# [DATA EXTRACT]
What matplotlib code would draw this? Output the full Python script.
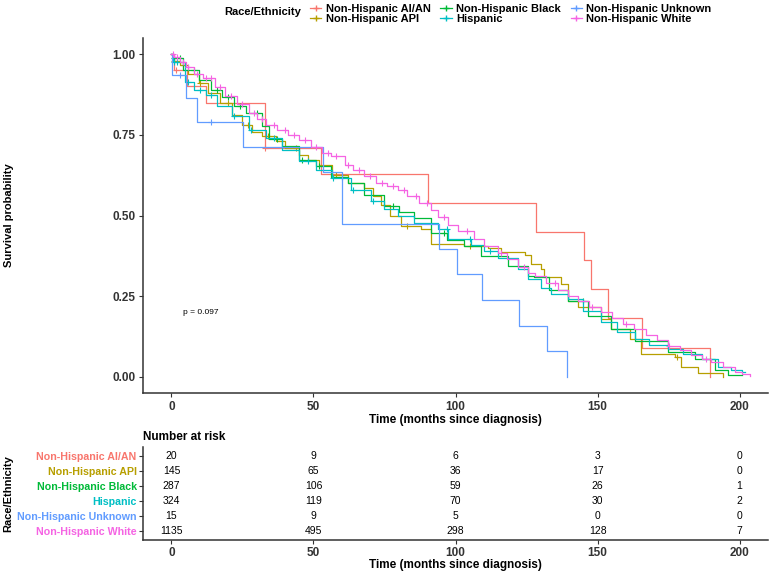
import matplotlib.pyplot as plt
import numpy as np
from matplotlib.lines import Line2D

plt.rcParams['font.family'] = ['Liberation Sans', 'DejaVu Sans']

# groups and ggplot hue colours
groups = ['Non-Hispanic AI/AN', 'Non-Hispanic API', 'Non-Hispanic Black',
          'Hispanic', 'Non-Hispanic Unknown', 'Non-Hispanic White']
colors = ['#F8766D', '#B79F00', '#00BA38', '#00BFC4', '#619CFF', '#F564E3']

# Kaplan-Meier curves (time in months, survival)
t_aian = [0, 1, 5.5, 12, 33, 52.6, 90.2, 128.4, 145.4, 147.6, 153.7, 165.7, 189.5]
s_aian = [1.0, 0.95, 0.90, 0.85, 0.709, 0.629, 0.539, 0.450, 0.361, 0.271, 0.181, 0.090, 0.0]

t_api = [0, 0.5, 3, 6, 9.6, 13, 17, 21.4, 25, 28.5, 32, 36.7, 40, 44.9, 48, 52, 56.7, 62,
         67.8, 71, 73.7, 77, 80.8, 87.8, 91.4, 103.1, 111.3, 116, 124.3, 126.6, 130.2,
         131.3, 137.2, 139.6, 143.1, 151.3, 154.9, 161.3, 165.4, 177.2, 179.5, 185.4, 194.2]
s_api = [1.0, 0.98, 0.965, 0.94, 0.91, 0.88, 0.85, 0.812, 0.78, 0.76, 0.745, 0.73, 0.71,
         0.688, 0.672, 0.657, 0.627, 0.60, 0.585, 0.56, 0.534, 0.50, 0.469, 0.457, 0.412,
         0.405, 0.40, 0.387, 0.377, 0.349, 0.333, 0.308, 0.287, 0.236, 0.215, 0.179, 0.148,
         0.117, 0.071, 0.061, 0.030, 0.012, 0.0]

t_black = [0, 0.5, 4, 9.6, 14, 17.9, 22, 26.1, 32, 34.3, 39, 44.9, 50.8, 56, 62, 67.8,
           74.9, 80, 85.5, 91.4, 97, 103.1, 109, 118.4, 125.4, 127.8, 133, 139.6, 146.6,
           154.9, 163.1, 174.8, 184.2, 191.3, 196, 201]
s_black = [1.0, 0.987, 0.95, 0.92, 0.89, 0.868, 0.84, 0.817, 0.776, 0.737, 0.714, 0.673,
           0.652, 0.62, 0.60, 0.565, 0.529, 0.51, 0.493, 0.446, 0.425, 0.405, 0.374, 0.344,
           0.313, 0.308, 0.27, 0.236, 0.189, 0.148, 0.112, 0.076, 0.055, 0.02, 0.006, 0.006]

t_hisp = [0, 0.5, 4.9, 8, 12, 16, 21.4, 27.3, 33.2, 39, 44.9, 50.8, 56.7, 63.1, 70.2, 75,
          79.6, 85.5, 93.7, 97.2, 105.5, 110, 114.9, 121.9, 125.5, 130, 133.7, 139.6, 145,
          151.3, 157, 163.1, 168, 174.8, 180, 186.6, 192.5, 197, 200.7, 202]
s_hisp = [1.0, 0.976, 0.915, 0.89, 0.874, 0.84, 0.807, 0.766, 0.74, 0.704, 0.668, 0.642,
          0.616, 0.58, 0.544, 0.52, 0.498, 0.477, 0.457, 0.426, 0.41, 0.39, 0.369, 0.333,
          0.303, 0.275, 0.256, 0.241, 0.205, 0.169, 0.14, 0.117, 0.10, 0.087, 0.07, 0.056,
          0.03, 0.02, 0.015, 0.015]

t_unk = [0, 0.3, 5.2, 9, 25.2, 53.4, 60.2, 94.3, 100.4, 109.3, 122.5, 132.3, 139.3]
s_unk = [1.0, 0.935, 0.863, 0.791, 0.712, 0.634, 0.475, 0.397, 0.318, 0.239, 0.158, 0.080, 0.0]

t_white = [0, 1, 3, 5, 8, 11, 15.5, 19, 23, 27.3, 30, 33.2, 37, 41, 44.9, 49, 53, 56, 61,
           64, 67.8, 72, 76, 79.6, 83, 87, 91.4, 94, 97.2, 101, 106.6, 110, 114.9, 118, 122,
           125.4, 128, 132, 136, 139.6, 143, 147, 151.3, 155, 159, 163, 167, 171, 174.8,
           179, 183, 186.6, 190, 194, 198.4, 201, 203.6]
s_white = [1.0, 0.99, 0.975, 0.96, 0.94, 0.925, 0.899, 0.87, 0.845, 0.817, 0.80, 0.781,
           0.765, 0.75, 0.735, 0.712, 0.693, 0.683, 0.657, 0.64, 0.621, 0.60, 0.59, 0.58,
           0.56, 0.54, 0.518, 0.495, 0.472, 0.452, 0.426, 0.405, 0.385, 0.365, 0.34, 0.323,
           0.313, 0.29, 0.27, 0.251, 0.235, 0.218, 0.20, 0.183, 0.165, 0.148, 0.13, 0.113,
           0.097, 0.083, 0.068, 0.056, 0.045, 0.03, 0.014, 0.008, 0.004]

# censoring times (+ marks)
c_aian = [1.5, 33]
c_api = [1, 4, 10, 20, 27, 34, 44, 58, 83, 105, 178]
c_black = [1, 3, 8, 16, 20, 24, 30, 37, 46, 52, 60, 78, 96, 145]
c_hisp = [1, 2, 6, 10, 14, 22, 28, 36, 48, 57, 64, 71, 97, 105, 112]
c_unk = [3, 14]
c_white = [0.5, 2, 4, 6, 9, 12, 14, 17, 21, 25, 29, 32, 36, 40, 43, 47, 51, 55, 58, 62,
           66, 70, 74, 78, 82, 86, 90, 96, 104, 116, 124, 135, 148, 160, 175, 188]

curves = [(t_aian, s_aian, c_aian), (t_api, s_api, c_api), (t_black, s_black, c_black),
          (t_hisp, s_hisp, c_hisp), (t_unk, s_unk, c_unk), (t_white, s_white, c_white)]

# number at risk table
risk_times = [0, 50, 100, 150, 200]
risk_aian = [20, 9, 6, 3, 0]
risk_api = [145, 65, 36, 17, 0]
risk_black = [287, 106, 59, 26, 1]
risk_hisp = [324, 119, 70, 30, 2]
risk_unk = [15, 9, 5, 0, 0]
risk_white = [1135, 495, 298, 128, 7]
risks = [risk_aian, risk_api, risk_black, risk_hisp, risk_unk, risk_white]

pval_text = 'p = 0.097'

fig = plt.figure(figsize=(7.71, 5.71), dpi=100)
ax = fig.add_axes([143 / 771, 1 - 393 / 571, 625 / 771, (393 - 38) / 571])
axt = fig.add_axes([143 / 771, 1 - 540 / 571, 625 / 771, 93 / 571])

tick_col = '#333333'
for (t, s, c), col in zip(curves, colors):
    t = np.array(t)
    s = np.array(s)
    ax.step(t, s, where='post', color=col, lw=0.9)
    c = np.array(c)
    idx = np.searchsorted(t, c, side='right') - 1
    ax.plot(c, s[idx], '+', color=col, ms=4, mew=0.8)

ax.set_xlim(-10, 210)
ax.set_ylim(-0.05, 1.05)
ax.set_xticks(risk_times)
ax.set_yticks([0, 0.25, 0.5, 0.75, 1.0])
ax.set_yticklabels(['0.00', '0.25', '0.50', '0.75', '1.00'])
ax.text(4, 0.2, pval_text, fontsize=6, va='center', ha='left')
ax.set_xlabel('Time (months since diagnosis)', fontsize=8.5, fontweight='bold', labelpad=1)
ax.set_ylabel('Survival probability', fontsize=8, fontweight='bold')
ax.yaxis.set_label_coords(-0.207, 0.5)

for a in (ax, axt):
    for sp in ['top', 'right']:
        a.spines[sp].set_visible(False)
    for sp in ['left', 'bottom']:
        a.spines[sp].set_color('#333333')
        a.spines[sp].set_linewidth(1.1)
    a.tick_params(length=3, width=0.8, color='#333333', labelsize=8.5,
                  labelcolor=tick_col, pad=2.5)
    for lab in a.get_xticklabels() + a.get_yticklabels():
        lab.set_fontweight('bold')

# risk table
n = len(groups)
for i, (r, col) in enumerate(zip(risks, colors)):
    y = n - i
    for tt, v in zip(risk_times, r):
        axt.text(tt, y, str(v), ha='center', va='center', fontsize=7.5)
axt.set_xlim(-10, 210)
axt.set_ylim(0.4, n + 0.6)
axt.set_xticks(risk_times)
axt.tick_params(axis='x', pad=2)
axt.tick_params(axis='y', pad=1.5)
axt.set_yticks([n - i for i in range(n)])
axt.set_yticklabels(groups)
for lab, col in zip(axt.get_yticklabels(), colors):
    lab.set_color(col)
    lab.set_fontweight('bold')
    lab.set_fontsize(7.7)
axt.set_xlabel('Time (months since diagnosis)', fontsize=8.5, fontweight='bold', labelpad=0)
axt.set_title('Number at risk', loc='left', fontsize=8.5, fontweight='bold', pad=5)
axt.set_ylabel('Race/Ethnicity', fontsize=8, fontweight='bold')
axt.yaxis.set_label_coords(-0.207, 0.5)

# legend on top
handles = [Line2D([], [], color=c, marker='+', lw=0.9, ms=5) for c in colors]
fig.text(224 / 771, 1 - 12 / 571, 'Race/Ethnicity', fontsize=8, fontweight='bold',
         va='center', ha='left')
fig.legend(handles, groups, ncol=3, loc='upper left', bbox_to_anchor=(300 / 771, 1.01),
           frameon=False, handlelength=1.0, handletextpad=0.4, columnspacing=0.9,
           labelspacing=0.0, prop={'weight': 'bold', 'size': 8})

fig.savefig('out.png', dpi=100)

# [WHAT IS ASKED]
Give again, word for word, every line from the top of the data above to the line holding "0.02, 0.006, 0.006]", inclusive, with the pictures left out.

# [WRITTEN ANSWER]
What matplotlib code would draw this? Output the full Python script.
import matplotlib.pyplot as plt
import numpy as np
from matplotlib.lines import Line2D

plt.rcParams['font.family'] = ['Liberation Sans', 'DejaVu Sans']

# groups and ggplot hue colours
groups = ['Non-Hispanic AI/AN', 'Non-Hispanic API', 'Non-Hispanic Black',
          'Hispanic', 'Non-Hispanic Unknown', 'Non-Hispanic White']
colors = ['#F8766D', '#B79F00', '#00BA38', '#00BFC4', '#619CFF', '#F564E3']

# Kaplan-Meier curves (time in months, survival)
t_aian = [0, 1, 5.5, 12, 33, 52.6, 90.2, 128.4, 145.4, 147.6, 153.7, 165.7, 189.5]
s_aian = [1.0, 0.95, 0.90, 0.85, 0.709, 0.629, 0.539, 0.450, 0.361, 0.271, 0.181, 0.090, 0.0]

t_api = [0, 0.5, 3, 6, 9.6, 13, 17, 21.4, 25, 28.5, 32, 36.7, 40, 44.9, 48, 52, 56.7, 62,
         67.8, 71, 73.7, 77, 80.8, 87.8, 91.4, 103.1, 111.3, 116, 124.3, 126.6, 130.2,
         131.3, 137.2, 139.6, 143.1, 151.3, 154.9, 161.3, 165.4, 177.2, 179.5, 185.4, 194.2]
s_api = [1.0, 0.98, 0.965, 0.94, 0.91, 0.88, 0.85, 0.812, 0.78, 0.76, 0.745, 0.73, 0.71,
         0.688, 0.672, 0.657, 0.627, 0.60, 0.585, 0.56, 0.534, 0.50, 0.469, 0.457, 0.412,
         0.405, 0.40, 0.387, 0.377, 0.349, 0.333, 0.308, 0.287, 0.236, 0.215, 0.179, 0.148,
         0.117, 0.071, 0.061, 0.030, 0.012, 0.0]

t_black = [0, 0.5, 4, 9.6, 14, 17.9, 22, 26.1, 32, 34.3, 39, 44.9, 50.8, 56, 62, 67.8,
           74.9, 80, 85.5, 91.4, 97, 103.1, 109, 118.4, 125.4, 127.8, 133, 139.6, 146.6,
           154.9, 163.1, 174.8, 184.2, 191.3, 196, 201]
s_black = [1.0, 0.987, 0.95, 0.92, 0.89, 0.868, 0.84, 0.817, 0.776, 0.737, 0.714, 0.673,
           0.652, 0.62, 0.60, 0.565, 0.529, 0.51, 0.493, 0.446, 0.425, 0.405, 0.374, 0.344,
           0.313, 0.308, 0.27, 0.236, 0.189, 0.148, 0.112, 0.076, 0.055, 0.02, 0.006, 0.006]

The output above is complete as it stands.